An diesen Punkt wird offenkundig, wer da auf der Bühne steht. Dieser Erpresser könnte „a miesa, dafeida, dreggiga Dreg" sein und sonst nix. Zimmerschied aber erhebt in kompakten 30 und 45 Minuten Spielzeit die Figur zum Charakter, indem er unklar lässt, ob dieser der pure Zyniker im Dienste des eigenen Vorteils ist, oder ob er womöglich sogar selber glaubt, dass er ja nur der Wahrheit zu ihrem Recht verhelfen will. So elegant Zimmerschied seine Hauptfigur schmiedet, so virtuos baut er sein Programm auf, nahtlos die Szenenübergänge, mühelos die Wechsel der Erzähler: Hier der Adalbert, dort der Taxler, der sich als Söldner meldet, weil ihn die Ausländer weniger aufregen, wenn er zurückschießen kann. Und dort der Kabarettist selbst, der en passant noch den Bundespräsidenten abwatscht („gegen den is da heilige Bruder Konrad a Hooligan"). So vorhersehbar auch der „Hendlficker-Franz" und das Politikertreffen „im Arsch vom Ackermann" sind, so überragend ist Zimmerschied, wenn er etwa eine halbe Stunde lang mit Autowerkstatt-Stablampe als einziger Beleuchtung spielt. So mancher Kollege würden versumpfen und untergehen in diesem Nichts, er blüht auf. Die Eulen-Brauen stechen aus dem Dunkel, die Stimme, voluminös und donnernd wie ein Güterzug, überrollt das Publikum. Nichts fehlt, kein Scheinwerfer, kein Requisit, der Sigi ist ja da.

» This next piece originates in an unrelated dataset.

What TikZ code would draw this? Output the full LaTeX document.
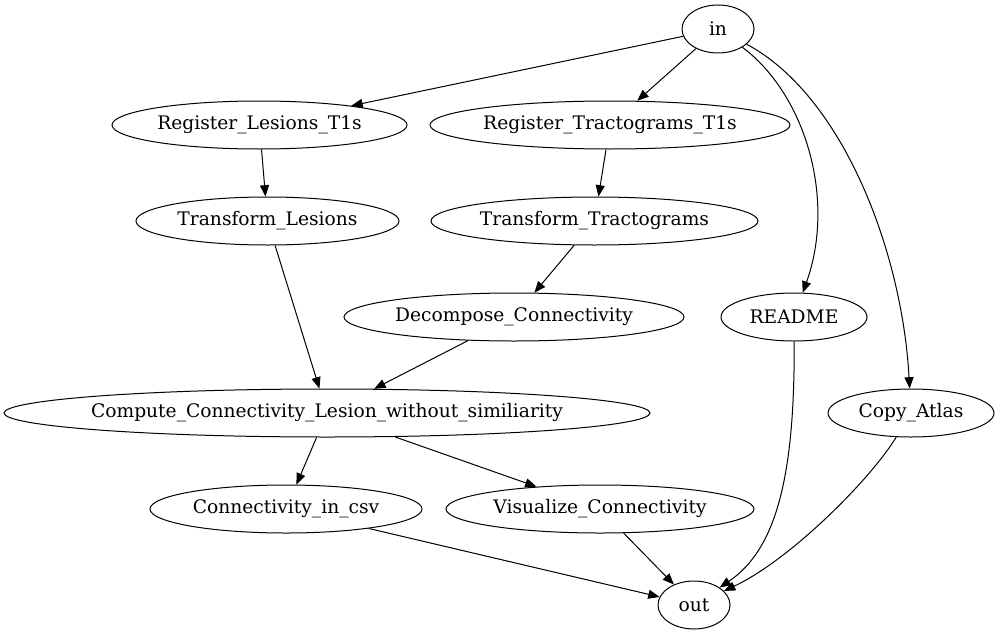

Und mit der Klugheit des erfahrenen Profis bedient er verschiedenste Humorfächer und -ebenen von der büttenhaften Facebook-Kritik „Was nutzt dem Depp des Gigabyte, wenn's oben in der Birne feid?" bis zum selbstreflexiven „Zum Führer fehlt mir der Schulabschluss. Dieses Schichtenübergreifende, des hob i ned." Gratler, Nazis, bissl Kirche, der kommt nicht weg von seinen Themen, sagt der Freund. Recht traditionell in der Form ist er auch immer noch, der Sigi. Stimmt schon. Und Bob Dylan nutzt in seiner Musik das iPad viel zu wenig, außerdem sollte man nachdenken, ob a-Moll wirklich noch zeitgemäß ist. Nein, die Kritikeraugen sehen schon ganz richtig: Was Zimmerschied im „Reisswolf" zeigt, steckt nicht nur vieles von dem in den Sack, was sonst auf Kleinkunstbühnen zu sehen ist. Er steckt das Allermeiste in den Sack. Hochachtung!